Why Appoint an Auditor?
An Auditors ensure your accounts are accurate, helping avoid fraud and comply with applicable Company Law and tax laws. Only a Qualified Chartered Accountant (CA) or a firm where the majority of partners are Qualified Chartered Accountants (CAs) can be appointed as Auditors.
Section 139 of the Companies Act, 2013 says that every Company shall appoint its first auditor within a period not exceeding 90 days and thereafter file a Return of the Auditor’s Appointment in Form ADT-1 within 15 days of such appointment.
Process of First Auditor’s Appointment
- The Board shall appoint the first auditor of the Company within 30 days of the incorporation of the Company. The said appointment shall be done through a duly passed Board resolution in the Board Meeting.
- However, if the Board is unable to appoint the auditor within that time frame, the appointment shall be made by the members of the incorporation of the Company in an Extraordinary General Meeting (EGM).
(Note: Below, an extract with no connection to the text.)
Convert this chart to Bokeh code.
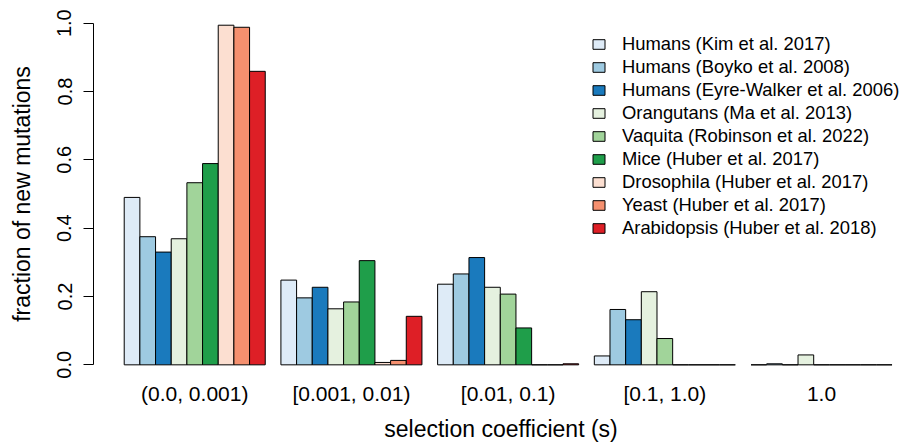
from bokeh.plotting import figure
from bokeh.models import Range1d, FixedTicker, Legend, LegendItem
from bokeh.embed import file_html
from bokeh.resources import INLINE

# ---- data ----
groups = ["(0.0, 0.001)", "[0.001, 0.01)", "[0.01, 0.1)", "[0.1, 1.0)", "1.0"]
series_names = [
    "Humans (Kim et al. 2017)",
    "Humans (Boyko et al. 2008)",
    "Humans (Eyre-Walker et al. 2006)",
    "Orangutans (Ma et al. 2013)",
    "Vaquita (Robinson et al. 2022)",
    "Mice (Huber et al. 2017)",
    "Drosophila (Huber et al. 2017)",
    "Yeast (Huber et al. 2017)",
    "Arabidopsis (Huber et al. 2018)",
]
humans_kim = [0.490, 0.248, 0.236, 0.026, 0.000]
humans_boyko = [0.375, 0.196, 0.266, 0.162, 0.003]
humans_eyre_walker = [0.330, 0.227, 0.314, 0.132, 0.000]
orangutans = [0.369, 0.164, 0.227, 0.214, 0.029]
vaquita = [0.533, 0.184, 0.207, 0.077, 0.000]
mice = [0.589, 0.305, 0.108, 0.000, 0.000]
drosophila = [0.994, 0.007, 0.000, 0.000, 0.000]
yeast = [0.988, 0.013, 0.000, 0.000, 0.000]
arabidopsis = [0.859, 0.142, 0.003, 0.000, 0.000]
series_values = [humans_kim, humans_boyko, humans_eyre_walker, orangutans,
                 vaquita, mice, drosophila, yeast, arabidopsis]
colors = ["#deebf7", "#9ecae1", "#1a7abd", "#e5f1df", "#a1d49a",
          "#1f9e4a", "#fcdfd1", "#f5906f", "#de1f26"]
y_ticks = [0.0, 0.2, 0.4, 0.6, 0.8, 1.0]

n_series = len(series_values)
group_width = n_series + 1  # one bar-width gap before each group

FONT = "Liberation Sans"

p = figure(width=908, height=444, output_backend="svg", toolbar_location=None,
           x_range=Range1d(-0.96, 51.05), y_range=Range1d(-0.04, 1.04),
           min_border_left=93, min_border_right=0, min_border_top=9,
           min_border_bottom=62)
p.outline_line_color = None
p.xgrid.visible = False
p.ygrid.visible = False
p.background_fill_color = "white"
p.border_fill_color = "white"

items = []
for s, (vals, col, name) in enumerate(zip(series_values, colors, series_names)):
    xs = [g * group_width + 1 + s + 0.5 for g in range(len(groups))]
    r = p.vbar(x=xs, top=vals, bottom=0, width=1.0, fill_color=col,
               line_color="black", line_width=1)
    items.append(LegendItem(label=name, renderers=[r]))

# y axis
ya = p.yaxis[0]
ya.ticker = FixedTicker(ticks=y_ticks)
ya.major_label_overrides = {t: f"{t:.1f}" for t in y_ticks}
ya.bounds = (0, 1)
ya.major_tick_out = 10
ya.major_tick_in = 0
ya.minor_tick_line_color = None
ya.axis_line_color = "black"
ya.major_tick_line_color = "black"
ya.major_label_orientation = "vertical"
ya.major_label_text_font = FONT
ya.major_label_text_font_size = "20px"
ya.major_label_text_line_height = 1.0
ya.major_label_text_color = "black"
ya.major_label_standoff = 12
ya.axis_label = "fraction of new mutations"
ya.axis_label_text_font = FONT
ya.axis_label_text_font_size = "23px"
ya.axis_label_text_line_height = 1.0
ya.axis_label_text_font_style = "normal"
ya.axis_label_text_color = "black"
ya.axis_label_standoff = 20

# x axis
group_centers = [g * group_width + 1 + n_series / 2 for g in range(len(groups))]
xa = p.xaxis[0]
xa.ticker = FixedTicker(ticks=group_centers)
xa.major_label_overrides = {c: lab for c, lab in zip(group_centers, groups)}
xa.axis_line_color = None
xa.major_tick_line_color = None
xa.minor_tick_line_color = None
xa.major_tick_out = 0
xa.major_tick_in = 0
xa.major_label_standoff = 3
xa.major_label_text_font = FONT
xa.major_label_text_font_size = "21px"
xa.major_label_text_line_height = 1.0
xa.major_label_text_color = "black"
xa.axis_label = "selection coefficient (s)"
xa.axis_label_text_font = FONT
xa.axis_label_text_font_size = "23px"
xa.axis_label_text_line_height = 1.0
xa.axis_label_text_font_style = "normal"
xa.axis_label_text_color = "black"
xa.axis_label_standoff = 8

legend = Legend(items=items, location=(498, 139), glyph_width=15, glyph_height=12,
                label_text_font=FONT, label_text_font_size="18.4px",
                label_text_line_height=1.0,
                label_text_color="black", label_height=22, spacing=1,
                padding=0, margin=0, label_standoff=16,
                border_line_color=None, background_fill_alpha=0)
p.add_layout(legend)

open("out.html", "w").write(file_html(p, INLINE))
- A Return of the Auditor’s Appointment in Form ADT-1 within 15 days of such appointment.
- The First Auditor shall hold office until the conclusion of the First Annual General Meeting of the Company.
Note: In the case of Government Companies, the Comptroller and Auditor General appoints the first auditor within 180 days of incorporation.
Documentation Required
1. A Board Resolution/EGM Resolution approving the appointment
2. Auditor's written consent and a note confirming they're eligible for such appointment
3. An Appointment Letter issued by the Company.